DOLARLA BORÇLANANLAR YANDI
Piyasalarda şu anda tam anlamıyla bir ‘sis bulutu’ olduğunu belirten bankacıların yanı sıra, yaklaşık 700 şirketin Fon’a devredilmesinin belirsizliği daha da arttığından yakınan Hilmi Güvenal, “Bu şirketlerinin hangilerinin faaliyetlerine devam edeceği veya satılacağı henüz belli değil. Faaliyetlerine devam etseler bile kredi borçları ödenebilir mi? Ekonomideki daralma nedeniyle bankacılık sektöründe bozulan aktif kalitesinin daha da bozulmasından endişeliyiz” dedi.

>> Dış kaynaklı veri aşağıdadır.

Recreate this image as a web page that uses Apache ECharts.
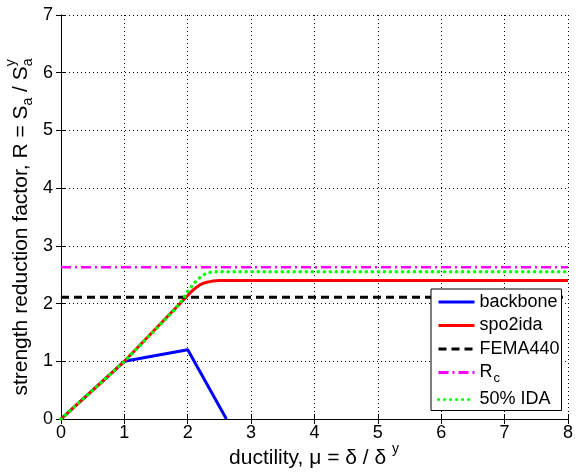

Bankaların tahsili gecikmiş alacaklarının 55 milyar lira olduğunu kaydeden Güvenal, “Bankaların hukuksal aşamalar da dahil 2 yıllık bir süreçten sonra tahsil edemediği kredi alacaklarını varlık yönetim şirketleri olarak belirli bir iskonto ile bizler devralıyoruz. 2016’da bankalar 5 milyar liralık alacağını devretti. Yıl sonuna kadar 2 milyar liralık daha satış yapılmasını bekliyoruz. Tahminimiz; 2017’de bankaların 7.5-8 milyar liralık bir alacak satışı olur” diye konuştu.
Sıkıntılar arttı
15 Temmuz darbe girişiminin imalat sektörünün yanı sıra ticaret ve hizmet sektöründe de sıkıntıları daha da artırdığına işaret eden Güvenal, şunları söyledi:
“Bütün bunların üzerine döviz kurundaki tırmanış da eklenince haliyle sıkıntılar iyice büyüdü. Dövizle borçlanıp Türk Lirası ile satış yapanlar, ithal girdi oranı yüksek olan sektörler negatif etkilenecek. Ayrıca farklı sektörlerdeki 600’ü aşkın şirket TMSF’ye devroldu. Bütün bunları gözönünde bulundurursak; tahsili gecikmiş alacakların önümüzdeki dönemde yükselmesi kaçınılmaz.”
Ödemelerde aksaklık
Şu anda varlık yönetim şirketlerinin takibinde olan bireysel kredi borçlusunun 2 milyon kişi civarında olduğunu belirten Güvenal, “Belirsizlikler dolayısıyla ödemesini aksatanlar veya geciktirenler olabiliyor. 72 ay taksit kampanyası yaparak kredi borçlularına ödeme kolaylığı sunuyoruz. Ancak devraldığımız alacak portföyününün yarısına bile zor ulaşabiliyoruz. Ulaşsak bile ‘işimi kaybettim, ödeyemeyeceğim’ deyince icra takibi bir taraftan devam ederken öte yandan görüşmelere devam ederek ödeyebileceği vade ve tutarı belirlemeye çalışıyoruz” diye konuştu.